Removing harmful people from your life is self-preservation, not betrayal. You tried, they didn’t change, and you chose your wellbeing over their feelings. That’s healthy. You don’t owe anyone unlimited chances to mistreat you, and you definitely don’t owe them an apology for walking away. Some relationships end because they need to end, and that’s fine.
14. Pretending You’re Not Into the Stuff You’re Actually Into

Similar to playing down your interests, but deeper. You actively hide entire parts of yourself because you think people will judge you. Maybe you’re into fashion, poetry, cooking, whatever falls outside the “acceptable guy stuff” category. So you keep it secret and apologize when it slips out.
You’re allowed to be a full person with diverse interests. The “one-dimensional tough guy” thing is boring anyway. Men who embrace all their interests (even the ones that don’t fit the stereotype) are way more interesting to be around than dudes who perform this narrow version of masculinity. Stop apologizing for being multifaceted. People who matter won’t care, and people who care don’t matter.

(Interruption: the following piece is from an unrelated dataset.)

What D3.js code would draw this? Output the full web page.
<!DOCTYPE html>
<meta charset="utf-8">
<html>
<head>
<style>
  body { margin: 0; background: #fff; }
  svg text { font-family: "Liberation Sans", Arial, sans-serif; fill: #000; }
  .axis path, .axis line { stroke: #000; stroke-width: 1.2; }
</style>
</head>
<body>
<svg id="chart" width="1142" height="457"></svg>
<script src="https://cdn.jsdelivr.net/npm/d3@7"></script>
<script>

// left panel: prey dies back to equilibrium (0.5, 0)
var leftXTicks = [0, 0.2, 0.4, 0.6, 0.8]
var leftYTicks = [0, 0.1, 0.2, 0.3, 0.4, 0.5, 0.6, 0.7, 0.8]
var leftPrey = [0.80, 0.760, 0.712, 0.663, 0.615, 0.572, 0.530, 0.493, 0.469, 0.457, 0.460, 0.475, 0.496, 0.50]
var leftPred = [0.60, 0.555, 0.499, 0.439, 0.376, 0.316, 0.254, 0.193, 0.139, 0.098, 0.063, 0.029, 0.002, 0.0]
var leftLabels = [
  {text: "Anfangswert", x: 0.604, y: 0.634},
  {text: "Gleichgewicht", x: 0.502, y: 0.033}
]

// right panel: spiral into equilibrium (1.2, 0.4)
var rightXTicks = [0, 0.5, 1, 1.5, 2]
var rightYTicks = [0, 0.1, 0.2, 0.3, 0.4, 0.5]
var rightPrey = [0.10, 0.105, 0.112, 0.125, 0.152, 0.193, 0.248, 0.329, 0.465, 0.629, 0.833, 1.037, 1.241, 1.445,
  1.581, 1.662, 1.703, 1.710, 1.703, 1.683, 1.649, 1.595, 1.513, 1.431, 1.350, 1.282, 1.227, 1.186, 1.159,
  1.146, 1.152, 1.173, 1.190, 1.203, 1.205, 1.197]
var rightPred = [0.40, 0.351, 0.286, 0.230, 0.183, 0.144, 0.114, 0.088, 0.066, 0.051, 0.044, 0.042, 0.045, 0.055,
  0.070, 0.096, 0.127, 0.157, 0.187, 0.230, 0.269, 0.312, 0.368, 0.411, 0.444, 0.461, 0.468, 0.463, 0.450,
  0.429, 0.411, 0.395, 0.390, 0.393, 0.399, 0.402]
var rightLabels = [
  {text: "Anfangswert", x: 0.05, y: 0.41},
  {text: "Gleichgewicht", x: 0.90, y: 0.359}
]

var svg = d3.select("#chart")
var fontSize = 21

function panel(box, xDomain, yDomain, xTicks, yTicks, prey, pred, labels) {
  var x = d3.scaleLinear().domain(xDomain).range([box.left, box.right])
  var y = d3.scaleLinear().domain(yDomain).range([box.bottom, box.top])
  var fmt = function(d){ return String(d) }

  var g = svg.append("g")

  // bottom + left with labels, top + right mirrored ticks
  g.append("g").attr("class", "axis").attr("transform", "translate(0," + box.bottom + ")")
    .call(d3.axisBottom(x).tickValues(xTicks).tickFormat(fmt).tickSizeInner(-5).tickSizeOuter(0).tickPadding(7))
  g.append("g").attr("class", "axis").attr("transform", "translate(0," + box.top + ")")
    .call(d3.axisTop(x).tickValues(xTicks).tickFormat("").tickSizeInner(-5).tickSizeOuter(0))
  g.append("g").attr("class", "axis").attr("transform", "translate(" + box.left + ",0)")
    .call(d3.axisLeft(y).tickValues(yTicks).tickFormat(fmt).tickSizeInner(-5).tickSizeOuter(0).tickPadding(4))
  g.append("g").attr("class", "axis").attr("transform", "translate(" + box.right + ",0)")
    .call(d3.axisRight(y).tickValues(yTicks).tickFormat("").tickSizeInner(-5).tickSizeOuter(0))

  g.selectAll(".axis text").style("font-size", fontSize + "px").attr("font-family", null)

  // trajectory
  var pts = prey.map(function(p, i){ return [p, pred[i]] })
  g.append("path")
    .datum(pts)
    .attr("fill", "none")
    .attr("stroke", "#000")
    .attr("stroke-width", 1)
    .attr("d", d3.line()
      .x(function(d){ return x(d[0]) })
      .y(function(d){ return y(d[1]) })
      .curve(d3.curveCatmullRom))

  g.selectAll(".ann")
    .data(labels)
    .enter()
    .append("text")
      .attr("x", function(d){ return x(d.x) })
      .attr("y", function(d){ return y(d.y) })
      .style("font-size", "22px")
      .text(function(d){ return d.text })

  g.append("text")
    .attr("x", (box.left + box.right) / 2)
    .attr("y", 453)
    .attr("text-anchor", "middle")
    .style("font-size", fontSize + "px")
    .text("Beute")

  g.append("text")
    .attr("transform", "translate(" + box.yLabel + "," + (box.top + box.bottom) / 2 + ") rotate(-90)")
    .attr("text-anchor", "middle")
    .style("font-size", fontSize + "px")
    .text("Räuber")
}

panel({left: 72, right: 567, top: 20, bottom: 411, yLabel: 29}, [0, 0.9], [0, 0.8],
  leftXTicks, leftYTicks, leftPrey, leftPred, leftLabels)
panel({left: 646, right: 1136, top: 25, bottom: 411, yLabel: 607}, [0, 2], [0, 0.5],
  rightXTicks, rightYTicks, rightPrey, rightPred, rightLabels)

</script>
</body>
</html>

15. The Anxiety of Leaving Someone on Read

You saw the text. You read it. You didn’t respond immediately because you were busy, tired, or just didn’t want to. And now you’re crafting an elaborate apology for the delay, like you left them stranded on a desert island.

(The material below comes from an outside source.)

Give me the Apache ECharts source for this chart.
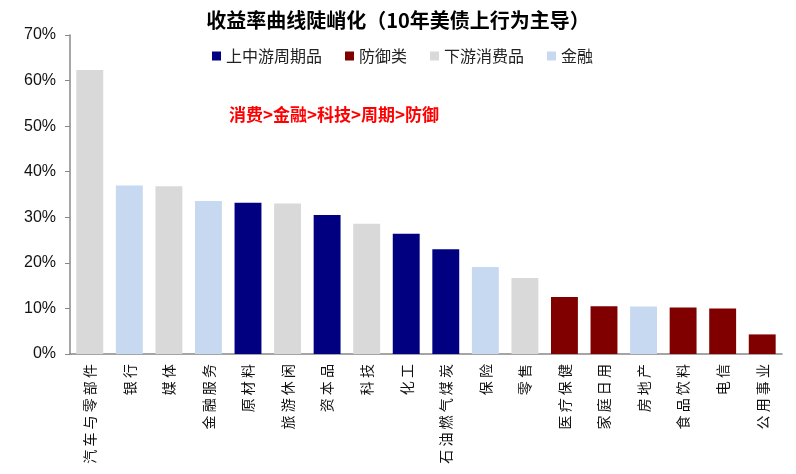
<!DOCTYPE html>
<html>
<head>
<meta charset="utf-8">
<script src="https://cdn.jsdelivr.net/npm/echarts@6/dist/echarts.min.js"></script>
<style>
  html, body { margin: 0; padding: 0; background: #fff; }
  #chart { width: 796px; height: 474px; }
</style>
</head>
<body>
<div id="chart"></div>
<script>
// categories, left to right
var categories = ['汽车与零部件', '银行', '媒体', '金融服务', '原材料', '旅游休闲', '资本品', '科技', '化工',
  '石油燃气煤炭', '保险', '零售', '医疗保健', '家庭日用', '房地产', '食品饮料', '电信', '公用事业']
// return, %
var values = [62.3, 37.0, 36.8, 33.6, 33.2, 33.0, 30.5, 28.6, 26.4, 23.0, 19.1, 16.7, 12.5, 10.5, 10.4, 10.2, 10.0, 4.3]
// group of each category
var groups = ['下游消费品', '金融', '下游消费品', '金融', '上中游周期品', '下游消费品', '上中游周期品', '下游消费品', '上中游周期品',
  '上中游周期品', '金融', '下游消费品', '防御类', '防御类', '金融', '防御类', '防御类', '防御类']
var groupNames = ['上中游周期品', '防御类', '下游消费品', '金融']
var groupColors = ['#000080', '#800000', '#d9d9d9', '#c6d9f1']
var yTicks = [0, 10, 20, 30, 40, 50, 60, 70]

var chart = echarts.init(document.getElementById('chart'))

let series = groupNames.map(function (g, i) {
  return {
    name: g,
    type: 'bar',
    stack: 'all',
    barWidth: '68%',
    itemStyle: { color: groupColors[i] },
    data: values.map(function (v, k) { return groups[k] === g ? v : '-' })
  }
})

chart.setOption({
  animation: false,
  title: {
    text: '收益率曲线陡峭化（10年美债上行为主导）',
    left: 'center',
    top: 5,
    textStyle: { fontSize: 20, fontWeight: 'bold', color: '#000', fontFamily: 'Noto Sans CJK SC' }
  },
  legend: {
    data: groupNames,
    top: 43,
    left: 207,
    itemWidth: 9,
    itemHeight: 9,
    itemGap: 23,
    icon: 'rect',
    textStyle: { fontSize: 16, color: '#222', fontFamily: 'Noto Sans CJK SC' }
  },
  graphic: [{
    type: 'text',
    left: 229,
    top: 106,
    style: {
      text: '消费>金融>科技>周期>防御',
      fill: '#ff0000',
      font: 'bold 17px "Noto Sans CJK SC"'
    }
  }],
  grid: { left: 70, right: 14, top: 35, bottom: 120 },
  xAxis: {
    type: 'category',
    data: categories,
    axisLine: { lineStyle: { color: '#888', width: 1.5 } },
    axisTick: { alignWithLabel: false, length: 5, lineStyle: { color: '#888' } },
    axisLabel: {
      interval: 0,
      rotate: 90,
      margin: 10,
      fontSize: 14,
      color: '#111',
      fontFamily: 'Noto Sans CJK SC',
      formatter: function (s) { return s.split('').join(' ') }
    }
  },
  yAxis: {
    type: 'value',
    min: 0,
    max: 70,
    interval: 10,
    splitLine: { show: false },
    axisLine: { show: true, lineStyle: { color: '#888', width: 1.5 } },
    axisTick: { show: true, length: 5, lineStyle: { color: '#888' } },
    axisLabel: {
      fontSize: 16,
      color: '#111',
      fontFamily: 'Liberation Sans',
      margin: 14,
      formatter: function (v) { return yTicks.indexOf(v) >= 0 ? v + '%' : '' }
    }
  },
  series: series
})
</script>
</body>
</html>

You’re allowed to respond to messages on your own timeline. Real emergencies come through phone calls anyway. Texts can wait. The whole “sorry for the late reply” thing assumes you owe everyone instant access to your attention, which you absolutely don’t. Most messages don’t require immediate responses, and most people understand that adults have lives beyond their phones. Reply when you’re ready, skip the apology.